Revue Spécialiséé Trimestrielle

L’AUTORITE COUTUMIERE DANS LES SOCIETES TRADITIONNELLES Etude anthropologique L’exemple du ‘’groupe de conciliation’’ dans la région de Djelfa

Issue 38
L’AUTORITE COUTUMIERE  DANS LES SOCIETES TRADITIONNELLES Etude anthropologique L’exemple du ‘’groupe de conciliation’’ dans la région de Djelfa

Fatima Ezzahra Chaouya

 

L’une des caractéristiques notables de la région de Djelfa (centre de l’Algérie) est l’existence de ce groupe appelé djmâat es-solh – ‘’le groupe de conciliation’’ – ou djmâa – ‘’le groupe’’ – qui représente une forme de justice traditionnelle fondée sur une coutume héritée de père en fils. La djmâa a en effet été, à travers ses membres – ou ses wousatae (médiateurs), comme ils furent longtemps appelés – la première instance responsable de la sécurité de la société djelfaouie tout autant que de la conservation de son identité, incarnée dans les formations tribales dont elle est composée. Cette juridiction a en effet constitué l’élément structurant d’une société qui se distinguait de toutes les autres par son caractère éminemment traditionnel, son attachement à ses coutumes et sa soumission à la seule juridiction coutumière. Cette société imposait en effet à ses membres une forme de contrôle qui déterminait leur comportement en conformité avec le système social en vigueur, avec tout le patrimoine, toutes les coutumes, traditions et valeurs transmises de génération en génération qu’il suppose.

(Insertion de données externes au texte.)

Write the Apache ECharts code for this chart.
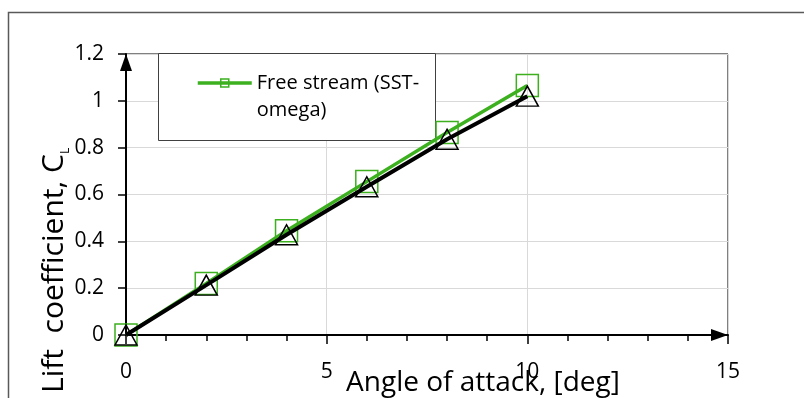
<!DOCTYPE html>
<html>
<head>
<meta charset="utf-8">
<script src="https://cdn.jsdelivr.net/npm/echarts@6/dist/echarts.min.js"></script>
<style>
  html, body { margin: 0; padding: 0; background: #fff; }
  #chart { width: 804px; height: 398px; }
</style>
</head>
<body>
<div id="chart"></div>
<script>
// Angle of attack [deg] and lift coefficient values
const angles = [0, 2, 4, 6, 8, 10];
const clFreeStream = [0, 0.22, 0.445, 0.655, 0.865, 1.065];
const clSecond = [0, 0.213, 0.428, 0.633, 0.836, 1.02];

// Axis tick values
const xTickValues = [0, 5, 10, 15];
const yTickValues = [0, 0.2, 0.4, 0.6, 0.8, 1, 1.2];

const seriesNames = ['Free stream (SST-omega)', 'Series 2'];

const FONT = "'Open Sans', sans-serif";
const GREEN = '#3cb01e';

const chart = echarts.init(document.getElementById('chart'), null, { renderer: 'canvas' });

const toPoints = (ys) => angles.map((a, i) => [a, ys[i]]);

const axisArrow = {
  symbol: ['none', 'triangle'],
  symbolSize: [12, 17],
  symbolOffset: [0, -8.5]
};

const option = {
  animation: false,
  backgroundColor: '#fff',
  grid: {
    left: 126, top: 54, right: 76, bottom: 63,
    show: true, borderColor: '#000', borderWidth: 1,
    backgroundColor: 'transparent'
  },
  xAxis: {
    type: 'value',
    min: xTickValues[0],
    max: xTickValues[xTickValues.length - 1],
    interval: xTickValues[1] - xTickValues[0],
    axisLine: Object.assign({ show: true, onZero: false, lineStyle: { color: '#000', width: 2 } }, axisArrow),
    axisTick: { show: true, length: 9, lineStyle: { color: '#000', width: 1.5 } },
    minorTick: { show: true, splitNumber: 5, length: 6, lineStyle: { color: '#000', width: 1.5 } },
    axisLabel: { margin: 27, fontSize: 21, color: '#000', fontFamily: FONT },
    splitLine: { show: true, lineStyle: { color: '#d9d9d9', width: 1 } }
  },
  yAxis: {
    type: 'value',
    min: yTickValues[0],
    max: yTickValues[yTickValues.length - 1],
    interval: 0.2,
    axisLine: Object.assign({ show: true, onZero: false, lineStyle: { color: '#000', width: 2 } }, axisArrow),
    axisTick: { show: true, length: 8, lineStyle: { color: '#000', width: 1.5 } },
    axisLabel: { margin: 22, fontSize: 21, color: '#000', fontFamily: FONT },
    splitLine: { show: true, lineStyle: { color: '#d9d9d9', width: 1 } }
  },
  legend: {
    data: [seriesNames[0]],
    left: 196,
    top: 42.5,
    padding: 0,
    itemWidth: 54,
    itemHeight: 10,
    z: 5,
    selectedMode: false,
    lineStyle: { width: 3.5, color: GREEN },
    itemStyle: { borderWidth: 1.5 },
    // leading blank line keeps the first text line level with the icon
    formatter: () => ' \nFree stream (SST-\nomega)',
    textStyle: { fontSize: 20, lineHeight: 27, color: '#000', fontFamily: FONT }
  },
  graphic: [
    {
      type: 'rect', z: 0, silent: true,
      shape: { x: 8.5, y: 12.5, width: 830, height: 420 },
      style: { fill: 'none', stroke: '#595959', lineWidth: 1.5 }
    },
    {
      type: 'rect', z: 1, silent: true,
      shape: { x: 158.5, y: 53.5, width: 277, height: 87 },
      style: { fill: '#fff', stroke: '#404040', lineWidth: 1 }
    },
    {
      type: 'text', z: 3, silent: true,
      x: 54, y: 393, rotation: Math.PI / 2,
      style: {
        text: '{m|Lift  coefficient, C}{s|L}',
        align: 'left', verticalAlign: 'middle',
        rich: {
          m: { fontSize: 30, lineHeight: 36, fontFamily: FONT, fill: '#000' },
          s: { fontSize: 12, height: 12, padding: [13, 0, 0, 0], verticalAlign: 'bottom', fontFamily: FONT, fill: '#000' }
        }
      }
    },
    {
      type: 'text', z: 3, silent: true,
      x: 483, y: 383,
      style: {
        text: 'Angle of attack, [deg]',
        align: 'center', verticalAlign: 'middle',
        fontSize: 28, fontFamily: FONT, fill: '#000'
      }
    }
  ],
  series: [
    {
      name: seriesNames[0],
      type: 'line',
      data: toPoints(clFreeStream),
      symbol: 'rect',
      symbolSize: 22,
      showAllSymbol: true,
      z: 2,
      lineStyle: { color: GREEN, width: 3.5 },
      itemStyle: { color: 'rgba(255,255,255,0)', borderColor: GREEN, borderWidth: 1.5 },
      emphasis: { disabled: true }
    },
    {
      name: seriesNames[1],
      type: 'line',
      data: toPoints(clSecond),
      symbol: 'triangle',
      symbolSize: [22, 20],
      showAllSymbol: true,
      z: 3,
      lineStyle: { color: '#000', width: 4 },
      itemStyle: { color: 'rgba(255,255,255,0)', borderColor: '#000', borderWidth: 1.5 },
      emphasis: { disabled: true }
    }
  ]
};

chart.setOption(option);
</script>
</body>
</html>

La problématique sur laquelle se fonde l’étude repose sur le décryptage de cette organisation coutumière, telle qu’elle est représentée par la djmâa dont l’auteur s’efforce de saisir la structure, les soubassements et le positionnement, dans le cadre d’une société traditionnelle ayant son système propre, le but étant de comprendre ce qui a amené jusqu’ici les individus à se plier à un tel fonctionnement coutumier et ce qui en a garanti la pérennité malgré les mutations et les progrès sur la voie de la modernité que le pays a connus, au cours de la dernière période. Issue de cette société, l’auteur a pu, à cet égard, observer de près le fonctionnement de cette juridiction. Ce qui l’a amenée à se poser les questions suivantes :

  • Pourquoi la djemâa est-elle considérée comme la marque distinctive de la région de Djelfa ?
  • Jusqu’à quel point et jusqu’à quand ce type de justice pourra-t-il se perpétuer, compte-tenu des évolutions que connaît la société et de l’existence d’une justice institutionnelle ?

Ces interrogations sont d’autant plus importantes et légitimes, au plan scientifique, qu’il s’agit d’une question sensible au regard de la société en tant que tout – question anthropologique, par excellence, dans la mesure où elle va au plus profond de la réalité sociale de la région de Djelfa et met en lumière ses principales spécificités. La djmâa relève en effet d’une mentalité enracinée au sein de la communauté mais demeurée jusque-là une sorte d’abstraction, entourée de mystère. L’auteur tente dans cette étude de déchiffrer les codes de cette société qui est la sienne, d’en percer les secrets et de lever le voile sur cette part obscure de son organisation, eu égard aux évolutions rapides d’une région en train de passer graduellement de la bédouinité à une citadinité aux complexes interrelations. Elle espère que les résultats scientifiques de cette enquête contribueront à mieux comprendre la mentalité et la nature de la société de Djelfa.